When I studied cultural anthropology during my time at to the National Museum of Man (as it was then called), I came across a phenomenon called geographical diffusion.
It attempted to account for the simultaneous appearance of an invention across cultures.
I never thought I would see what looks like a case of one, much less be a part of it.
If I’m right, this may be a process that more of us are involved in in the future – where the same invention or discovery appears in several places at once.
In preparation for the Reval, I was going through my papers, reorganizing them, and getting ready when I came across a file marked “Future History Project.” I hadn’t looked at it in decades.
I worked for a year at the National Museum, replacing a historian on leave, in 1973-4. During that time, I started a contemporary-conservation project that came to be known as the “Future History Project.”
The original idea as it occurred to me was: Why collect only scattered, orphaned, and ragged artifacts from 300 years ago when we could be collecting them new now?

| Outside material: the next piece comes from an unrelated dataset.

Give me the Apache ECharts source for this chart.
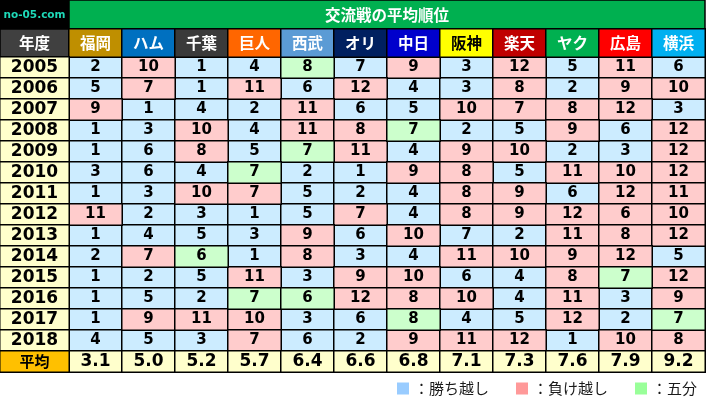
<!DOCTYPE html>
<html><head><meta charset="utf-8">
<script src="https://cdn.jsdelivr.net/npm/echarts@6/dist/echarts.min.js"></script>
<style>html,body{margin:0;padding:0;background:#fff}#c{width:706px;height:404px}</style>
</head><body><div id="c"></div>
<script>
const teams = ['福岡','ハム','千葉','巨人','西武','オリ','中日','阪神','楽天','ヤク','広島','横浜'];
const years = [2005,2006,2007,2008,2009,2010,2011,2012,2013,2014,2015,2016,2017,2018];
const ranks = [
  [2,10,1,4,8,7,9,3,12,5,11,6],
  [5,7,1,11,6,12,4,3,8,2,9,10],
  [9,1,4,2,11,6,5,10,7,8,12,3],
  [1,3,10,4,11,8,7,2,5,9,6,12],
  [1,6,8,5,7,11,4,9,10,2,3,12],
  [3,6,4,7,2,1,9,8,5,11,10,12],
  [1,3,10,7,5,2,4,8,9,6,12,11],
  [11,2,3,1,5,7,4,8,9,12,6,10],
  [1,4,5,3,9,6,10,7,2,11,8,12],
  [2,7,6,1,8,3,4,11,10,9,12,5],
  [1,2,5,11,3,9,10,6,4,8,7,12],
  [1,5,2,7,6,12,8,10,4,11,3,9],
  [1,9,11,10,3,6,8,4,5,12,2,7],
  [4,5,3,7,6,2,9,11,12,1,10,8]
];
// W = 勝ち越し, L = 負け越し, D = 五分
const results = [
  'WLWWDWLWLWLW',
  'WLWLWLWWLWLL',
  'LWWWLWWLLLLW',
  'WWLWLLDWWLWL',
  'WWLWDLWLLWWL',
  'WWWDWWLLWLLL',
  'WWLLWWWLLWLL',
  'LWWWWLWLLLLL',
  'WWWWLWLWWLLL',
  'WLDWLWWLLLLW',
  'WWWLWLLWWLDL',
  'WWWDDLLLWLWL',
  'WLLLWWDWWLWD',
  'WWWLWWLLLWLL'
];
const averages = [3.1,5.0,5.2,5.7,6.4,6.6,6.8,7.1,7.3,7.6,7.9,9.2];
const avgLabel = '平均';
const statusNames = {W:'：勝ち越し', L:'：負け越し', D:'：五分'};

// styles
const teamColors = ['#BF8F00','#0070C0','#3A3A3A','#FF6600','#5B9BD5','#002060','#0000CC','#FFFF00','#C00000','#00B050','#FF0000','#00B0F0'];
const teamText = ['#fff','#fff','#fff','#fff','#fff','#fff','#fff','#000','#fff','#fff','#fff','#fff'];
const cellColors = {W:'#CCECFF', L:'#FFCCCC', D:'#CCFFCC'};
const legendColors = {W:'#99CCFF', L:'#FF9999', D:'#99FF99'};
const CJK = '"Noto Sans CJK JP", sans-serif';
const NUM = '"DejaVu Sans", Verdana, sans-serif';
const BW = 1.5;

const rowCats = years.map(String).concat([avgLabel]);

function statusData(s) {
  const out = [];
  ranks.forEach((row, yi) => row.forEach((v, ti) => {
    if (results[yi][ti] === s) out.push([ti, yi, v]);
  }));
  return out;
}

const chart = echarts.init(document.getElementById('c'), null, {renderer:'canvas'});
const baseCell = (color) => ({color, borderColor:'#000', borderWidth:BW});

const series = [];
['W','L','D'].forEach(s => {
  series.push({
    type:'heatmap', name:statusNames[s], xAxisIndex:0, yAxisIndex:0,
    data:statusData(s),
    itemStyle:baseCell(cellColors[s]),
    label:{show:true, formatter:p=>String(p.value[2]), fontFamily:NUM, fontWeight:'bold', fontSize:15, color:'#000'},
    emphasis:{disabled:true}
  });
});
// averages row
series.push({
  type:'heatmap', name:'avg', xAxisIndex:0, yAxisIndex:0,
  data:averages.map((v,i)=>[i, years.length, v]),
  itemStyle:baseCell('#FFFFCC'),
  label:{show:true, formatter:p=>p.value[2].toFixed(1), fontFamily:NUM, fontWeight:'bold', fontSize:17, color:'#000'},
  emphasis:{disabled:true}
});
// header row with team names
series.push({
  type:'heatmap', name:'teams', xAxisIndex:1, yAxisIndex:1,
  data:teams.map((t,i)=>({value:[i,0,i], itemStyle:baseCell(teamColors[i]), label:{color:teamText[i]}})),
  label:{show:true, formatter:p=>teams[p.value[2]], fontFamily:CJK, fontWeight:'bold', fontSize:15.5},
  emphasis:{disabled:true}
});
// year column
series.push({
  type:'heatmap', name:'years', xAxisIndex:2, yAxisIndex:2,
  data:years.map((y,i)=>({value:[0,i,y], itemStyle:baseCell('#FFFFCC')})).concat([
    {value:[0,years.length,0], itemStyle:baseCell('#FFC000'), label:{fontFamily:CJK, fontSize:15}}
  ]),
  label:{show:true, formatter:p=>p.dataIndex < years.length ? String(years[p.dataIndex]) : avgLabel,
    fontFamily:NUM, fontWeight:'bold', fontSize:17, color:'#000'},
  emphasis:{disabled:true}
});

chart.setOption({
  animation:false,
  grid:[
    {left:69, top:57, width:636, height:315},
    {left:69, top:29, width:636, height:28},
    {left:0, top:57, width:69, height:315}
  ],
  xAxis:[
    {type:'category', data:teams, gridIndex:0, show:false},
    {type:'category', data:teams, gridIndex:1, show:false},
    {type:'category', data:['y'], gridIndex:2, show:false}
  ],
  yAxis:[
    {type:'category', data:rowCats, gridIndex:0, inverse:true, show:false},
    {type:'category', data:['h'], gridIndex:1, show:false},
    {type:'category', data:rowCats, gridIndex:2, inverse:true, show:false}
  ],
  legend:{
    right:4, top:376, itemWidth:12, itemHeight:12, itemGap:27, icon:'rect',
    data:['W','L','D'].map(s=>({name:statusNames[s], itemStyle:{color:legendColors[s], borderWidth:0}})),
    textStyle:{fontFamily:CJK, fontSize:15, color:'#1a1a1a'},
    selectedMode:false
  },
  graphic:[
    {type:'rect', shape:{x:0,y:0,width:69,height:29}, style:{fill:'#000'}},
    {type:'text', x:34.5, y:15, style:{text:'no-05.com', fill:'#1ED9B8', font:'bold 10.5px "DejaVu Sans", Verdana, sans-serif', align:'center', verticalAlign:'middle'}},
    {type:'rect', shape:{x:69,y:0,width:636,height:29}, style:{fill:'#00B050', stroke:'#000', lineWidth:BW}},
    {type:'text', x:387, y:15, style:{text:'交流戦の平均順位', fill:'#fff', font:'bold 15.5px "Noto Sans CJK JP", sans-serif', align:'center', verticalAlign:'middle'}},
    {type:'rect', shape:{x:0,y:29,width:69,height:28}, style:{fill:'#404040', stroke:'#000', lineWidth:BW}},
    {type:'text', x:34.5, y:43, style:{text:'年度', fill:'#fff', font:'bold 15.5px "Noto Sans CJK JP", sans-serif', align:'center', verticalAlign:'middle'}}
  ],
  series
});
</script></body></html>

We could give a well-rounded picture of the present to the future if we planned our contemporary collecting and carried it out when artifacts were freely available and new.
Around five years after I left the museum, in an incident that I’d long forgotten, the person I reported to sent me a bundle of material showing the interest that had been taken in our project by the Smithsonian Institution.
I had no recollection of the bundle. As I reread it, I began to feel special, puffed up, etc.
However among the articles the Smithsonian sent along were references to similar experimental future-history programs happening in DC, New York, Oakland, Bowling Green, Appalachia – why everyone seemed to be in on the show.
Moreover in their discussions, none acknowledged the National Museum. That suggested that their inspiration came from somewhere else.
Speak of connecting the dots, in a flash I was reminded of what the Divine Mother had said:
“There are, guaranteed, many, a multitude of beings upon the planet who, give or take a little, have been given the same inspiration.” (1)
So the Mother or her servants, the angelics, send out inspiration. And they send it out to many at the same time.
I also believe the idea enters the collective consciousness and is there drawn down by more folks. Who knows who will take it up?
The bow and arrow arising on several continents, the use of the horse, the wheel, coinage, boats, who knows how many inventions and innovations have been seeded to how many people at once?
Whatever the case, I discovered I may very well have been in the middle of this process at work – in this case, in a museum innovation. (2) I thought I was alone in this way of thinking and instead I found that numerous people around the continent had had a similar idea almost simultaneously.
I think this process may help explain other instances of simultaneous innovation we may see around us in the incredibly-changeful environment we’re about to enter.
If we see numerous versions of med beds, for instance, or free-energy devices, geographical diffusion may explain the simultaneous rise of those technologies.
Footnotes
(1) An Hour With An Angel – The Divine Mother: Welcome To ‘New Time’, http://goldenageofgaia.com/2015/01/27/divine-mother-welcome-new-time/.
(2) On the astral plane, museums have globes which allow us to magnify down to street level. Books come alive. One can time travel. So contemporary collecting is just one very small step to what’ll be possible in the future.